_ENTRIES_
○ ○ ○ ○

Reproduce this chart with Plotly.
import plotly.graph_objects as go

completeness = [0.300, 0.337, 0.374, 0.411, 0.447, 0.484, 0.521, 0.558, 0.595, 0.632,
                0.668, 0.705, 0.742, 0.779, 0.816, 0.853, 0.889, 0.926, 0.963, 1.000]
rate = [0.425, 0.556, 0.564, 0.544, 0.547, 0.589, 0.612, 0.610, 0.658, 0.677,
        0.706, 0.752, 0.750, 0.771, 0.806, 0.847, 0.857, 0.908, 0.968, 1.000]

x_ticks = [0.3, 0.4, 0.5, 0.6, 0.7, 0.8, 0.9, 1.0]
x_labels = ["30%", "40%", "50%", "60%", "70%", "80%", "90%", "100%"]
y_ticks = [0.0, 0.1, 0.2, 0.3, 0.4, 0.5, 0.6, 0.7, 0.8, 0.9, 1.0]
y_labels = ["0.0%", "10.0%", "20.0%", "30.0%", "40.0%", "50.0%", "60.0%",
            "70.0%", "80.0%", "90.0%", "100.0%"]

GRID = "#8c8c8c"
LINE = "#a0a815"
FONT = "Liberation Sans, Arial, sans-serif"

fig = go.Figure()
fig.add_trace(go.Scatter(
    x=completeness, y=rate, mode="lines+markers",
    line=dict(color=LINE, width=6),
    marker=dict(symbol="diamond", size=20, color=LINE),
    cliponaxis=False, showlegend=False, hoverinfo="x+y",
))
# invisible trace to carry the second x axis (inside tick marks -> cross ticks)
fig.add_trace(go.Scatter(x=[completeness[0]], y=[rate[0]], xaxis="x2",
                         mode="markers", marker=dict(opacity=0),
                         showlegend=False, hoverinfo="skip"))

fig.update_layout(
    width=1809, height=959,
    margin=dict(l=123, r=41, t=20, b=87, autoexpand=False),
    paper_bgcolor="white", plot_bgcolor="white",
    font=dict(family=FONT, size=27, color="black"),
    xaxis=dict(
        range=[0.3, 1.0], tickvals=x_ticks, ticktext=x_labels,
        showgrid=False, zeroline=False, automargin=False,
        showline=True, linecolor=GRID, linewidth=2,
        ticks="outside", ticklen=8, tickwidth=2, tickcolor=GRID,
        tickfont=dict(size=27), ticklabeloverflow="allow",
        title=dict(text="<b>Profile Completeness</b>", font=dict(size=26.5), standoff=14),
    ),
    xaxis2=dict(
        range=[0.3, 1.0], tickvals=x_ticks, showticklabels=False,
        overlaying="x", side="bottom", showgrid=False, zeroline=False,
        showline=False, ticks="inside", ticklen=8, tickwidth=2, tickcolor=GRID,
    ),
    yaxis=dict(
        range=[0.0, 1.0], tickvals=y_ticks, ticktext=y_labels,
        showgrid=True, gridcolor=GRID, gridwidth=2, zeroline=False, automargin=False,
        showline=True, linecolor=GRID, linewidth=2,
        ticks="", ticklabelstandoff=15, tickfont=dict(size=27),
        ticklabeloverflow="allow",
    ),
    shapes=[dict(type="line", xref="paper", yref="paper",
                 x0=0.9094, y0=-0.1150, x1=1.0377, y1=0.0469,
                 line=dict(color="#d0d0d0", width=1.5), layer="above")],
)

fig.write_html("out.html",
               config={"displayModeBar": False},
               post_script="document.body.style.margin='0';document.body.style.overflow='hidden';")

○ ○ ○ ○

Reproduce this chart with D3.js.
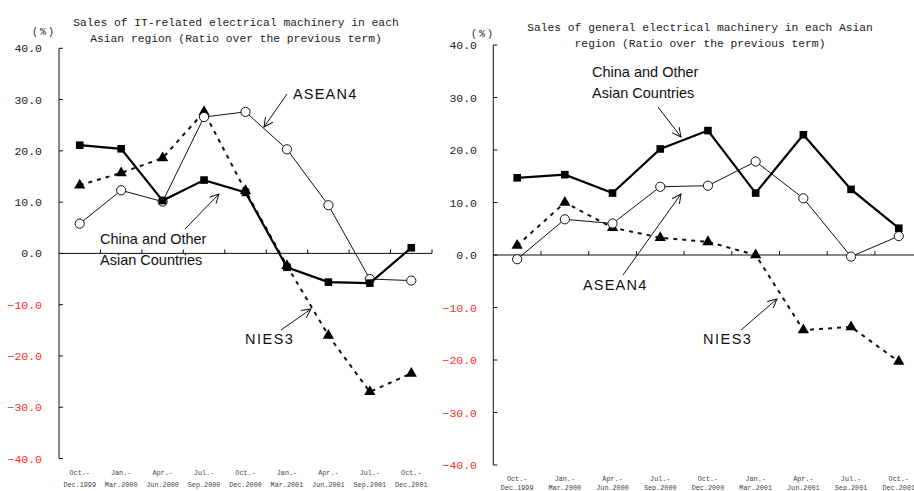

○ ○ ○ ○

_EXERCISE PROMPT_
Reproduce, exactly as written, the stretch of lines whose first line is the one with "Reproduce this chart with Plotly." and whose last line is the one with "0.908, 0.968, 1.000]".

_THE COMPLETED TASK_
Reproduce this chart with Plotly.
import plotly.graph_objects as go

completeness = [0.300, 0.337, 0.374, 0.411, 0.447, 0.484, 0.521, 0.558, 0.595, 0.632,
                0.668, 0.705, 0.742, 0.779, 0.816, 0.853, 0.889, 0.926, 0.963, 1.000]
rate = [0.425, 0.556, 0.564, 0.544, 0.547, 0.589, 0.612, 0.610, 0.658, 0.677,
        0.706, 0.752, 0.750, 0.771, 0.806, 0.847, 0.857, 0.908, 0.968, 1.000]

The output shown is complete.